── Provided data ──
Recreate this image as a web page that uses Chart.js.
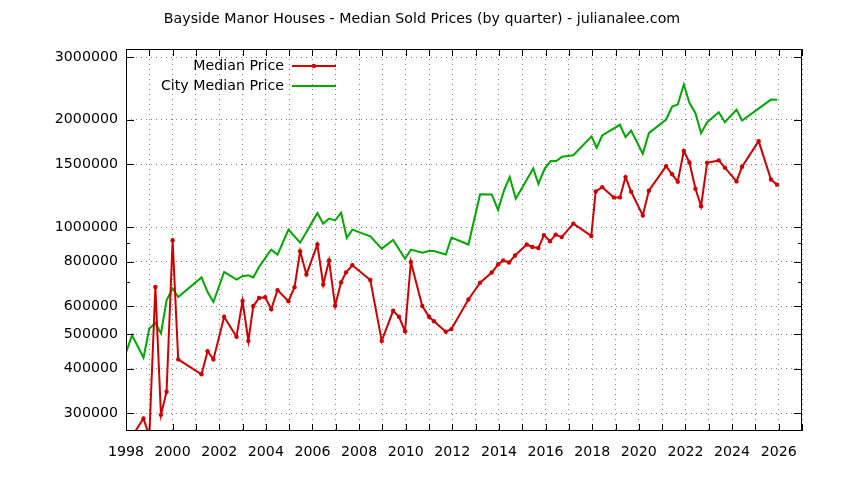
<!DOCTYPE html>
<html>
<head>
<meta charset="utf-8">
<script src="https://cdn.jsdelivr.net/npm/chart.js@4.4.1/dist/chart.umd.min.js"></script>
<style>
  html, body { margin: 0; padding: 0; background: #fff; }
  #chart { display: block; }
</style>
</head>
<body>
<canvas id="chart" width="844" height="480"></canvas>
<script>
// Median Price (Bayside Manor), quarterly
const medianYears = [1998.25, 1998.75, 1999.0, 1999.26, 1999.5, 1999.74, 2000.0, 2000.24,
  2001.24, 2001.5, 2001.75, 2002.21, 2002.74, 2003.0, 2003.25, 2003.46, 2003.71, 2003.97,
  2004.23, 2004.5, 2004.97, 2005.23, 2005.47, 2005.74, 2006.21, 2006.46, 2006.71, 2006.97,
  2007.23, 2007.44, 2007.71, 2008.48, 2008.97, 2009.46, 2009.71, 2009.97, 2010.22, 2010.71,
  2011.0, 2011.21, 2011.72, 2011.96, 2012.69, 2013.19, 2013.69, 2013.97, 2014.18, 2014.43,
  2014.69, 2015.19, 2015.43, 2015.69, 2015.93, 2016.19, 2016.43, 2016.69, 2017.19, 2017.96,
  2018.15, 2018.43, 2018.93, 2019.19, 2019.43, 2019.67, 2020.17, 2020.43, 2021.17, 2021.43,
  2021.67, 2021.93, 2022.17, 2022.43, 2022.67, 2022.93, 2023.43, 2023.69, 2024.19, 2024.43,
  2025.14, 2025.67, 2025.93];
const medianPrices = [258000, 290000, 259000, 679000, 297000, 345000, 918000, 425000,
  386000, 448000, 425000, 560000, 492000, 620000, 479000, 600000, 632000, 635000,
  588000, 665000, 619000, 678000, 855000, 736000, 893000, 690000, 806000, 601000,
  700000, 746000, 781000, 710000, 479000, 582000, 560000, 510000, 798000, 600000,
  560000, 544000, 508000, 517000, 626000, 698000, 745000, 786000, 806000, 795000,
  832000, 893000, 879000, 873000, 949000, 912000, 952000, 937000, 1022000, 944000,
  1259000, 1294000, 1211000, 1211000, 1381000, 1256000, 1078000, 1264000, 1481000, 1406000,
  1341000, 1635000, 1518000, 1281000, 1144000, 1515000, 1538000, 1468000, 1343000, 1476000,
  1742000, 1359000, 1315000];

// City Median Price
const cityYears = [1998.0, 1998.26, 1998.75, 1999.0, 1999.26, 1999.5, 1999.74, 2000.0, 2000.24,
  2001.24, 2001.5, 2001.75, 2002.21, 2002.74, 2003.0, 2003.25, 2003.46, 2003.71, 2004.23,
  2004.5, 2004.97, 2005.47, 2005.74, 2006.21, 2006.46, 2006.71, 2006.97, 2007.23, 2007.47,
  2007.71, 2008.48, 2008.97, 2009.46, 2009.97, 2010.22, 2010.71, 2011.0, 2011.21, 2011.72,
  2011.96, 2012.69, 2013.19, 2013.69, 2013.96, 2014.21, 2014.46, 2014.72, 2015.21, 2015.47,
  2015.69, 2015.97, 2016.22, 2016.46, 2016.71, 2017.19, 2017.97, 2018.19, 2018.43, 2019.19,
  2019.43, 2019.67, 2020.17, 2020.43, 2021.17, 2021.43, 2021.67, 2021.93, 2022.17, 2022.43,
  2022.67, 2022.93, 2023.43, 2023.69, 2024.19, 2024.43, 2025.67, 2025.93];
const cityPrices = [444000, 497000, 430000, 519000, 538000, 503000, 623000, 672000, 636000,
  722000, 657000, 616000, 748000, 712000, 728000, 732000, 722000, 774000, 864000,
  837000, 983000, 904000, 968000, 1094000, 1022000, 1056000, 1044000, 1097000, 931000,
  983000, 942000, 870000, 920000, 815000, 864000, 847000, 856000, 856000, 837000,
  934000, 893000, 1235000, 1234000, 1117000, 1263000, 1381000, 1201000, 1365000, 1460000,
  1321000, 1462000, 1531000, 1531000, 1575000, 1590000, 1796000, 1669000, 1807000, 1936000,
  1787000, 1866000, 1606000, 1834000, 2003000, 2179000, 2207000, 2511000, 2232000, 2087000,
  1834000, 1969000, 2100000, 1969000, 2133000, 1991000, 2279000, 2275000];

const yTicks = [300000, 400000, 500000, 600000, 800000, 1000000, 1500000, 2000000, 3000000];
const yMinorTicks = [700000, 900000];
const seriesNames = ['Median Price', 'City Median Price'];

const RED = '#d00000';
const GREEN = '#00a800';
const FONT = 'DejaVu Sans';

// gnuplot-style frame, inward tick marks and the key
const framePlugin = {
  id: 'frame',
  afterDraw(chart) {
    const { ctx, chartArea: a, scales } = chart;
    const xs = scales.x, ys = scales.y;
    ctx.save();
    ctx.strokeStyle = '#000';
    ctx.lineWidth = 1;
    ctx.strokeRect(a.left + 0.5, a.top + 0.5, a.right - a.left - 1, a.bottom - a.top - 1);
    ctx.beginPath();
    for (let yr = 1998; yr <= 2027; yr++) {
      const px = Math.round(xs.getPixelForValue(yr)) + 0.5;
      ctx.moveTo(px, a.bottom); ctx.lineTo(px, a.bottom - 7);
      ctx.moveTo(px, a.top); ctx.lineTo(px, a.top + 7);
    }
    yTicks.forEach(v => {
      const py = Math.round(ys.getPixelForValue(v)) + 0.5;
      ctx.moveTo(a.left, py); ctx.lineTo(a.left + 8, py);
      ctx.moveTo(a.right, py); ctx.lineTo(a.right - 8, py);
    });
    yMinorTicks.forEach(v => {
      const py = Math.round(ys.getPixelForValue(v)) + 0.5;
      ctx.moveTo(a.left, py); ctx.lineTo(a.left + 4, py);
      ctx.moveTo(a.right, py); ctx.lineTo(a.right - 4, py);
    });
    ctx.stroke();

    // key
    ctx.font = '14.2px "' + FONT + '"';
    ctx.textAlign = 'right';
    ctx.textBaseline = 'middle';
    ctx.fillStyle = '#000';
    const keyColors = [RED, GREEN];
    seriesNames.forEach((name, i) => {
      const y = 66 + i * 20;
      ctx.fillText(name, 284, y);
      ctx.strokeStyle = keyColors[i];
      ctx.lineWidth = 2;
      ctx.beginPath();
      ctx.moveTo(292, y); ctx.lineTo(336, y);
      ctx.stroke();
      if (i === 0) {
        ctx.fillStyle = RED;
        ctx.beginPath();
        ctx.arc(314, y, 2.2, 0, Math.PI * 2);
        ctx.fill();
        ctx.fillStyle = '#000';
      }
    });
    ctx.restore();
  }
};

const toPoints = (xs, ys) => xs.map((x, i) => ({ x: x, y: ys[i] }));

new Chart(document.getElementById('chart'), {
  type: 'line',
  data: {
    datasets: [
      {
        label: seriesNames[0],
        data: toPoints(medianYears, medianPrices),
        borderColor: RED,
        backgroundColor: RED,
        borderWidth: 2,
        pointRadius: 2.2,
        pointBorderWidth: 0,
        pointBackgroundColor: RED,
        tension: 0,
        clip: 0
      },
      {
        label: seriesNames[1],
        data: toPoints(cityYears, cityPrices),
        borderColor: GREEN,
        backgroundColor: GREEN,
        borderWidth: 2,
        pointRadius: 0,
        tension: 0,
        clip: 0
      }
    ]
  },
  options: {
    responsive: false,
    animation: false,
    devicePixelRatio: 1,
    layout: { padding: 0 },
    plugins: {
      legend: { display: false },
      tooltip: { enabled: false },
      title: {
        display: true,
        text: 'Bayside Manor Houses - Median Sold Prices (by quarter) - julianalee.com',
        color: '#000',
        font: { family: FONT, size: 14.2, weight: 'normal', lineHeight: 1.2 },
        padding: { top: 11, bottom: 20.96 }
      }
    },
    scales: {
      x: {
        type: 'linear',
        min: 1998,
        max: 2027,
        border: { display: false, dash: [1, 4] },
        grid: { color: '#808080', lineWidth: 1, drawTicks: false },
        ticks: {
          stepSize: 1,
          autoSkip: false,
          maxRotation: 0,
          padding: 13,
          color: '#000',
          font: { family: FONT, size: 14.2 },
          callback: v => (v % 2 === 0 ? String(v) : '')
        },
        afterFit: s => { s.height = 49; }
      },
      y: {
        type: 'logarithmic',
        min: 267600,
        max: 3160000,
        border: { display: false, dash: [1, 4] },
        grid: { color: '#808080', lineWidth: 1, drawTicks: false },
        ticks: {
          padding: 8,
          color: '#000',
          font: { family: FONT, size: 14.2 },
          callback: v => String(v)
        },
        afterBuildTicks: s => { s.ticks = yTicks.map(v => ({ value: v })); },
        afterFit: s => { s.width = 126; }
      },
      y2: {
        type: 'logarithmic',
        position: 'right',
        min: 267600,
        max: 3160000,
        border: { display: false },
        grid: { display: false, drawTicks: false },
        ticks: { display: false },
        afterFit: s => { s.width = 42; }
      }
    }
  },
  plugins: [framePlugin]
});
</script>
</body>
</html>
───
Exactly reproduce the run of lines from the start of the listing through the line with "1742000, 1359000, 1315000];", inclusive; pictures are not copied.

Recreate this image as a web page that uses Chart.js.
<!DOCTYPE html>
<html>
<head>
<meta charset="utf-8">
<script src="https://cdn.jsdelivr.net/npm/chart.js@4.4.1/dist/chart.umd.min.js"></script>
<style>
  html, body { margin: 0; padding: 0; background: #fff; }
  #chart { display: block; }
</style>
</head>
<body>
<canvas id="chart" width="844" height="480"></canvas>
<script>
// Median Price (Bayside Manor), quarterly
const medianYears = [1998.25, 1998.75, 1999.0, 1999.26, 1999.5, 1999.74, 2000.0, 2000.24,
  2001.24, 2001.5, 2001.75, 2002.21, 2002.74, 2003.0, 2003.25, 2003.46, 2003.71, 2003.97,
  2004.23, 2004.5, 2004.97, 2005.23, 2005.47, 2005.74, 2006.21, 2006.46, 2006.71, 2006.97,
  2007.23, 2007.44, 2007.71, 2008.48, 2008.97, 2009.46, 2009.71, 2009.97, 2010.22, 2010.71,
  2011.0, 2011.21, 2011.72, 2011.96, 2012.69, 2013.19, 2013.69, 2013.97, 2014.18, 2014.43,
  2014.69, 2015.19, 2015.43, 2015.69, 2015.93, 2016.19, 2016.43, 2016.69, 2017.19, 2017.96,
  2018.15, 2018.43, 2018.93, 2019.19, 2019.43, 2019.67, 2020.17, 2020.43, 2021.17, 2021.43,
  2021.67, 2021.93, 2022.17, 2022.43, 2022.67, 2022.93, 2023.43, 2023.69, 2024.19, 2024.43,
  2025.14, 2025.67, 2025.93];
const medianPrices = [258000, 290000, 259000, 679000, 297000, 345000, 918000, 425000,
  386000, 448000, 425000, 560000, 492000, 620000, 479000, 600000, 632000, 635000,
  588000, 665000, 619000, 678000, 855000, 736000, 893000, 690000, 806000, 601000,
  700000, 746000, 781000, 710000, 479000, 582000, 560000, 510000, 798000, 600000,
  560000, 544000, 508000, 517000, 626000, 698000, 745000, 786000, 806000, 795000,
  832000, 893000, 879000, 873000, 949000, 912000, 952000, 937000, 1022000, 944000,
  1259000, 1294000, 1211000, 1211000, 1381000, 1256000, 1078000, 1264000, 1481000, 1406000,
  1341000, 1635000, 1518000, 1281000, 1144000, 1515000, 1538000, 1468000, 1343000, 1476000,
  1742000, 1359000, 1315000];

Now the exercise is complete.